Landschaftsbilder von Yehudit Sasportas in Berlin

„Der Granatapfelgarten“ heißt die zweite Ausstellung der 1969 in Israel geborenen Künstlerin Yehudit Sasportas bei Eigen + Art. Doch je genauer der Betrachter die akribischen Landschaftszeichnungen ansieht, desto weniger wird die Natur darin greifbar. Die Schwarzweißkontraste wirken kühl und melancholisch zugleich. Ein Fruchtbarkeit symbolisierender Granatapfel ist nirgends zu finden.

Stattdessen scheinen die filigranen Lineaturen zu schwingen, als würden die Berge und Bäume von innen her vibrieren. Dieses Pulsieren der Dinge und die rätselhaften Titel lassen offen, ob das, was wir sehen, wirklich Bäume oder überhaupt Landschaften sind. „Mother, Hagit, Ruti and Doris“ heißt ein zwei mal drei Meter messendes Diptychon (14000 Euro), welches ebenso menschenleer ist wie „Y + D“ (6500 Euro). Einmal mehr ist ein Baum zu sehen, der gespiegelt wird und wiederum zwei verschiedene Bäume zeigt. Sie wachsen zusammen und wuchern gleichsam gen Himmel und ins Bodenlose.
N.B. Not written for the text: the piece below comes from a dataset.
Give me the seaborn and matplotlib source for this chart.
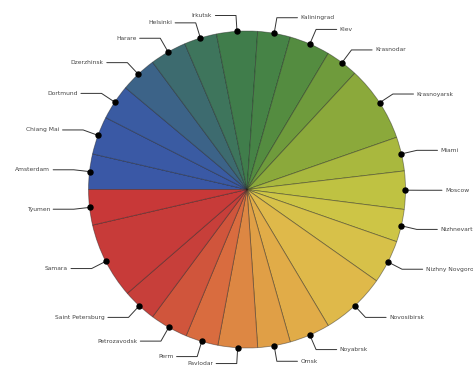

Darüber bilden vertikale Geraden in den Randzonen Konturen, die an Amplituden erinnern. Grafisch-technische Antipoden zur natürlichen Landschaft, die wie Stalaktiten ins Bild dringen. Doch auch das strenge Liniengitter fußt auf Prinzipien der Natur, die Sasportas in eine eigene Ordnung transformiert. Die Linien entstehen aus Audioaufnahmen von Naturgeräuschen, die am Computer in visuelle Schwingungen umgewandelt und auf das Papier übertragen werden.

„Mentale Landschaften“ nennt die Künstlerin die Verschmelzung unterschiedlicher Motive und Stilelemente mit biografischen Ereignissen. Da treffen Wege oder Berge der israelischen Heimat auf Schwarzwaldtannen. Eine winzige Seenlandschaft setzt in dem Triptychon „Three Black Lakes“ (18000 Euro) die perspektivischen Gesetze außer Kraft. Längst ist die Wasseroberfläche nicht mehr sichere Grenze für ein Oben und Unten. In „Mechanical Rain, Ants Movement“ (7200 Euro) erscheinen die Baumstämme so lebendig, als könnten sie sich im nächsten Moment die Augen öffnen, loslaufen oder eine Geschichte erzählen. Doch sie bleiben stumm. Was sie bieten, sind Strukturen und Schichten, durch die das Auge endlos wandern kann – in Ovids „bewohnter Erde vorzeiten“ aber stets auch auf den Pfaden der Gegenwart.

Galerie Eigen + Art, Auguststraße 26, bis 27. August; Dienstag bis Sonnabend 11–18 Uhr. Installationen der Künstlerin sind in der Ausstellung „Die neuen Hebräer“ im Martin-Gropius-Bau zu sehen.